### [WRITTEN INSTRUCTION]
Pictures do not belong in your copy. Repeat all the other data exactly.

[COLLECTED DATA start]

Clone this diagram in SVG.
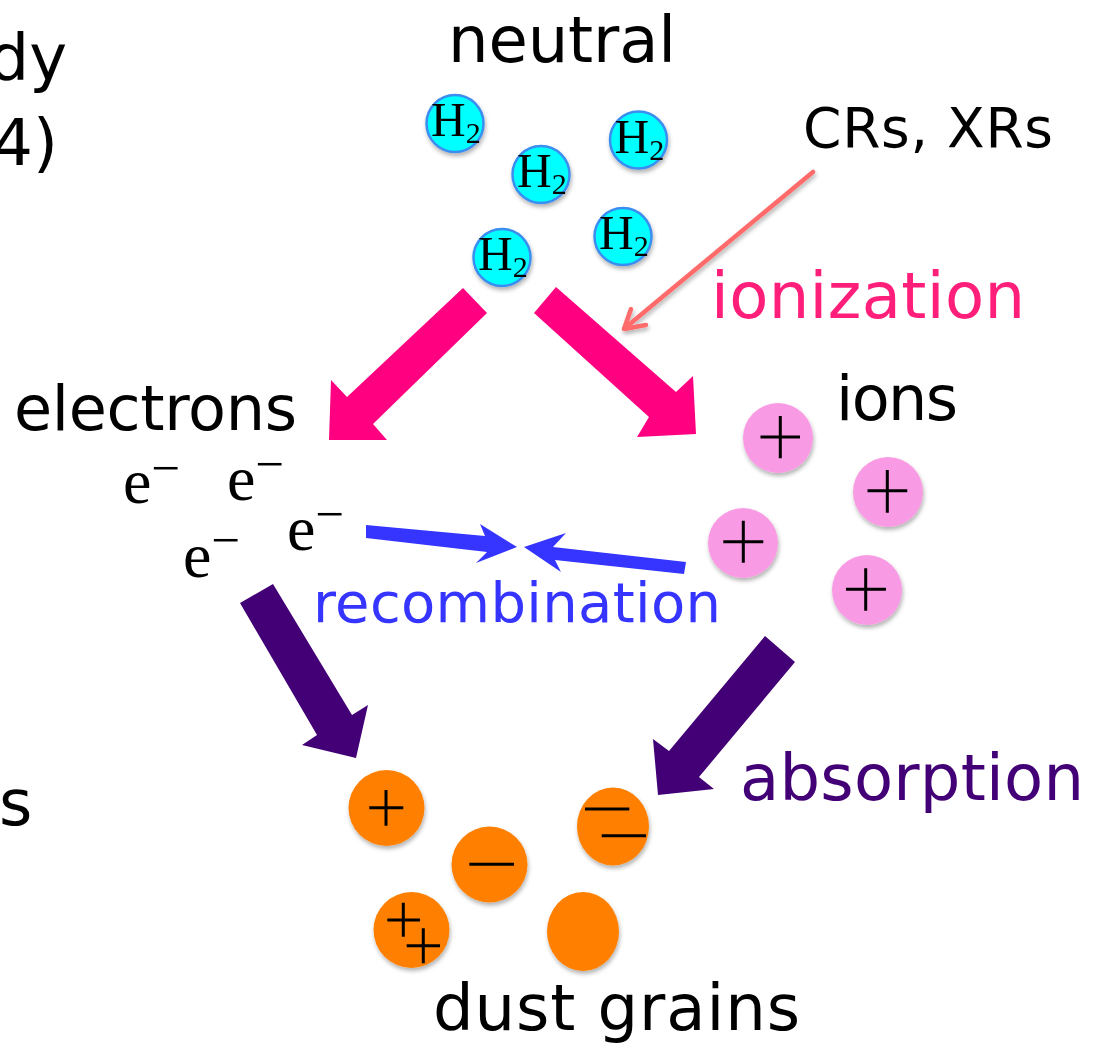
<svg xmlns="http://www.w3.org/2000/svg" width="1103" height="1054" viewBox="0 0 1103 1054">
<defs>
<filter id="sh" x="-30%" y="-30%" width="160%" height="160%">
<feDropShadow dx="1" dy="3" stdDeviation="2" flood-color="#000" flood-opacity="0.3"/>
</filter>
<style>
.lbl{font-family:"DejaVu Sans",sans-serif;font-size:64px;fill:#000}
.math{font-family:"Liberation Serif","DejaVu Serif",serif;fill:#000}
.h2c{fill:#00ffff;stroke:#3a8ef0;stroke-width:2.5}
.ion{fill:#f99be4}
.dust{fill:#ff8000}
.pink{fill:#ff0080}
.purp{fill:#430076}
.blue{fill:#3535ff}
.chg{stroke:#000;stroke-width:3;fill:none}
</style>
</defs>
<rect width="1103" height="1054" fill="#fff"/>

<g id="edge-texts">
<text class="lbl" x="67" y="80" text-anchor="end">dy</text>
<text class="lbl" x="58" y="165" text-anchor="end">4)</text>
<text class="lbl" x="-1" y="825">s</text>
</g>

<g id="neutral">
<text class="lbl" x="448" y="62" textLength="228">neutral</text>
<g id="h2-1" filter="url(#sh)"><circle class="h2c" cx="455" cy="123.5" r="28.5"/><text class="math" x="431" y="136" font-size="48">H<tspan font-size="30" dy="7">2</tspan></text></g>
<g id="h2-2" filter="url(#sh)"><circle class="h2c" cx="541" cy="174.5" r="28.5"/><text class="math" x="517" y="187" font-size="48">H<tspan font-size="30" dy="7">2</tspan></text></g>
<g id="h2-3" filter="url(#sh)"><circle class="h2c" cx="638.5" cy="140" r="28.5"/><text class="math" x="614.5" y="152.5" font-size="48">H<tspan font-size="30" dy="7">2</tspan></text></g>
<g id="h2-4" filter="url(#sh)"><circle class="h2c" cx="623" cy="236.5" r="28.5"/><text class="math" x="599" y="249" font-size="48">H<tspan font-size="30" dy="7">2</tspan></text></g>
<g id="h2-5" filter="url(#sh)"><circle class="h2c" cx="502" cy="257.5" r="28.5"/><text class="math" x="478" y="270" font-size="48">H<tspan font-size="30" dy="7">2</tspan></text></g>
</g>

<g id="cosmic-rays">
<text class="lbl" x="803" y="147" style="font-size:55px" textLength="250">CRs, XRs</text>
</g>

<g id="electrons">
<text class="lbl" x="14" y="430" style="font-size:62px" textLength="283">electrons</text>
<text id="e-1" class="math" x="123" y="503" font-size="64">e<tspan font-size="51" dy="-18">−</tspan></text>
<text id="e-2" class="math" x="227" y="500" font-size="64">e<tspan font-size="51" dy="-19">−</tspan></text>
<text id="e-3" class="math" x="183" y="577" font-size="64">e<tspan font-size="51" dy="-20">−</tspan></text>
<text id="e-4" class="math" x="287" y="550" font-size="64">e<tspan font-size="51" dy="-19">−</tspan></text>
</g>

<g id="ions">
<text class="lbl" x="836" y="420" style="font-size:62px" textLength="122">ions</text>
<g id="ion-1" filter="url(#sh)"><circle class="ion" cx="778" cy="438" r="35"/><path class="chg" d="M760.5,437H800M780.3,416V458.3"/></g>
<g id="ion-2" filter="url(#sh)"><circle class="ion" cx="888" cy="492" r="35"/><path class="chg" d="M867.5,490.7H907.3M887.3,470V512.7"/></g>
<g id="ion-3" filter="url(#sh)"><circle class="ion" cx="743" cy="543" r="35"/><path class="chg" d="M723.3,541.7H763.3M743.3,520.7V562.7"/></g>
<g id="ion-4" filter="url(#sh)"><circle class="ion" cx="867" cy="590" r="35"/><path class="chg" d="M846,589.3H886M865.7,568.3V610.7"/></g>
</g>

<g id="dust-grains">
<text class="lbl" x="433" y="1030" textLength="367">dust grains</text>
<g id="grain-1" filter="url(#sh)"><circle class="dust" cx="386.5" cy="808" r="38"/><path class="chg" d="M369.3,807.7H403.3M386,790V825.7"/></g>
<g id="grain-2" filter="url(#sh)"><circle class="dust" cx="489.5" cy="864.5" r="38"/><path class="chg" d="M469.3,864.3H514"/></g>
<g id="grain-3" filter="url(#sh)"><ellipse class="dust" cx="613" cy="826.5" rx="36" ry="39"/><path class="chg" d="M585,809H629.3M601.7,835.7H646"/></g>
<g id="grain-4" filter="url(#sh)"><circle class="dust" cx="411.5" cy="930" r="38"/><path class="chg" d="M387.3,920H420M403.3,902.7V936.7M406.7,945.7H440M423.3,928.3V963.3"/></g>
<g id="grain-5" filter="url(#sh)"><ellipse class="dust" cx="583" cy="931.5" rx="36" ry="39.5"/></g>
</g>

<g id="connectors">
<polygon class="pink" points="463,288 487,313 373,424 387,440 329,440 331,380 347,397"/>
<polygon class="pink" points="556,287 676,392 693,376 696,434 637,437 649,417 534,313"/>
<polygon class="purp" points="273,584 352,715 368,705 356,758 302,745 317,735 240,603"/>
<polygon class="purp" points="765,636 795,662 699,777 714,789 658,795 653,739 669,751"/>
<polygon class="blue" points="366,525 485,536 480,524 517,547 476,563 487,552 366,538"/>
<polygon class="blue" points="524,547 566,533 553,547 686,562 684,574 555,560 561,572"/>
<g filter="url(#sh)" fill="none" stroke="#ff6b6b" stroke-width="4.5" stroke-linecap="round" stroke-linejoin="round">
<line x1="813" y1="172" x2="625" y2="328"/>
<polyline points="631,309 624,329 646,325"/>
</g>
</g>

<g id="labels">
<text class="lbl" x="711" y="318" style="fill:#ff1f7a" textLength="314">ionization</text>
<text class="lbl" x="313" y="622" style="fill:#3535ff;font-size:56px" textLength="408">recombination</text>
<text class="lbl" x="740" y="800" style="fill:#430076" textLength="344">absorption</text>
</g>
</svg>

[COLLECTED DATA end]

### [ANSWER TO THE PROBLEM]
Clone this diagram in SVG.
<svg xmlns="http://www.w3.org/2000/svg" width="1103" height="1054" viewBox="0 0 1103 1054">
<defs>
<filter id="sh" x="-30%" y="-30%" width="160%" height="160%">
<feDropShadow dx="1" dy="3" stdDeviation="2" flood-color="#000" flood-opacity="0.3"/>
</filter>
<style>
.lbl{font-family:"DejaVu Sans",sans-serif;font-size:64px;fill:#000}
.math{font-family:"Liberation Serif","DejaVu Serif",serif;fill:#000}
.h2c{fill:#00ffff;stroke:#3a8ef0;stroke-width:2.5}
.ion{fill:#f99be4}
.dust{fill:#ff8000}
.pink{fill:#ff0080}
.purp{fill:#430076}
.blue{fill:#3535ff}
.chg{stroke:#000;stroke-width:3;fill:none}
</style>
</defs>
<rect width="1103" height="1054" fill="#fff"/>

<g id="edge-texts">
<text class="lbl" x="67" y="80" text-anchor="end">dy</text>
<text class="lbl" x="58" y="165" text-anchor="end">4)</text>
<text class="lbl" x="-1" y="825">s</text>
</g>

<g id="neutral">
<text class="lbl" x="448" y="62" textLength="228">neutral</text>
<g id="h2-1" filter="url(#sh)"><circle class="h2c" cx="455" cy="123.5" r="28.5"/><text class="math" x="431" y="136" font-size="48">H<tspan font-size="30" dy="7">2</tspan></text></g>
<g id="h2-2" filter="url(#sh)"><circle class="h2c" cx="541" cy="174.5" r="28.5"/><text class="math" x="517" y="187" font-size="48">H<tspan font-size="30" dy="7">2</tspan></text></g>
<g id="h2-3" filter="url(#sh)"><circle class="h2c" cx="638.5" cy="140" r="28.5"/><text class="math" x="614.5" y="152.5" font-size="48">H<tspan font-size="30" dy="7">2</tspan></text></g>
<g id="h2-4" filter="url(#sh)"><circle class="h2c" cx="623" cy="236.5" r="28.5"/><text class="math" x="599" y="249" font-size="48">H<tspan font-size="30" dy="7">2</tspan></text></g>
<g id="h2-5" filter="url(#sh)"><circle class="h2c" cx="502" cy="257.5" r="28.5"/><text class="math" x="478" y="270" font-size="48">H<tspan font-size="30" dy="7">2</tspan></text></g>
</g>

<g id="cosmic-rays">
<text class="lbl" x="803" y="147" style="font-size:55px" textLength="250">CRs, XRs</text>
</g>

<g id="electrons">
<text class="lbl" x="14" y="430" style="font-size:62px" textLength="283">electrons</text>
<text id="e-1" class="math" x="123" y="503" font-size="64">e<tspan font-size="51" dy="-18">−</tspan></text>
<text id="e-2" class="math" x="227" y="500" font-size="64">e<tspan font-size="51" dy="-19">−</tspan></text>
<text id="e-3" class="math" x="183" y="577" font-size="64">e<tspan font-size="51" dy="-20">−</tspan></text>
<text id="e-4" class="math" x="287" y="550" font-size="64">e<tspan font-size="51" dy="-19">−</tspan></text>
</g>

<g id="ions">
<text class="lbl" x="836" y="420" style="font-size:62px" textLength="122">ions</text>
<g id="ion-1" filter="url(#sh)"><circle class="ion" cx="778" cy="438" r="35"/><path class="chg" d="M760.5,437H800M780.3,416V458.3"/></g>
<g id="ion-2" filter="url(#sh)"><circle class="ion" cx="888" cy="492" r="35"/><path class="chg" d="M867.5,490.7H907.3M887.3,470V512.7"/></g>
<g id="ion-3" filter="url(#sh)"><circle class="ion" cx="743" cy="543" r="35"/><path class="chg" d="M723.3,541.7H763.3M743.3,520.7V562.7"/></g>
<g id="ion-4" filter="url(#sh)"><circle class="ion" cx="867" cy="590" r="35"/><path class="chg" d="M846,589.3H886M865.7,568.3V610.7"/></g>
</g>

<g id="dust-grains">
<text class="lbl" x="433" y="1030" textLength="367">dust grains</text>
<g id="grain-1" filter="url(#sh)"><circle class="dust" cx="386.5" cy="808" r="38"/><path class="chg" d="M369.3,807.7H403.3M386,790V825.7"/></g>
<g id="grain-2" filter="url(#sh)"><circle class="dust" cx="489.5" cy="864.5" r="38"/><path class="chg" d="M469.3,864.3H514"/></g>
<g id="grain-3" filter="url(#sh)"><ellipse class="dust" cx="613" cy="826.5" rx="36" ry="39"/><path class="chg" d="M585,809H629.3M601.7,835.7H646"/></g>
<g id="grain-4" filter="url(#sh)"><circle class="dust" cx="411.5" cy="930" r="38"/><path class="chg" d="M387.3,920H420M403.3,902.7V936.7M406.7,945.7H440M423.3,928.3V963.3"/></g>
<g id="grain-5" filter="url(#sh)"><ellipse class="dust" cx="583" cy="931.5" rx="36" ry="39.5"/></g>
</g>

<g id="connectors">
<polygon class="pink" points="463,288 487,313 373,424 387,440 329,440 331,380 347,397"/>
<polygon class="pink" points="556,287 676,392 693,376 696,434 637,437 649,417 534,313"/>
<polygon class="purp" points="273,584 352,715 368,705 356,758 302,745 317,735 240,603"/>
<polygon class="purp" points="765,636 795,662 699,777 714,789 658,795 653,739 669,751"/>
<polygon class="blue" points="366,525 485,536 480,524 517,547 476,563 487,552 366,538"/>
<polygon class="blue" points="524,547 566,533 553,547 686,562 684,574 555,560 561,572"/>
<g filter="url(#sh)" fill="none" stroke="#ff6b6b" stroke-width="4.5" stroke-linecap="round" stroke-linejoin="round">
<line x1="813" y1="172" x2="625" y2="328"/>
<polyline points="631,309 624,329 646,325"/>
</g>
</g>

<g id="labels">
<text class="lbl" x="711" y="318" style="fill:#ff1f7a" textLength="314">ionization</text>
<text class="lbl" x="313" y="622" style="fill:#3535ff;font-size:56px" textLength="408">recombination</text>
<text class="lbl" x="740" y="800" style="fill:#430076" textLength="344">absorption</text>
</g>
</svg>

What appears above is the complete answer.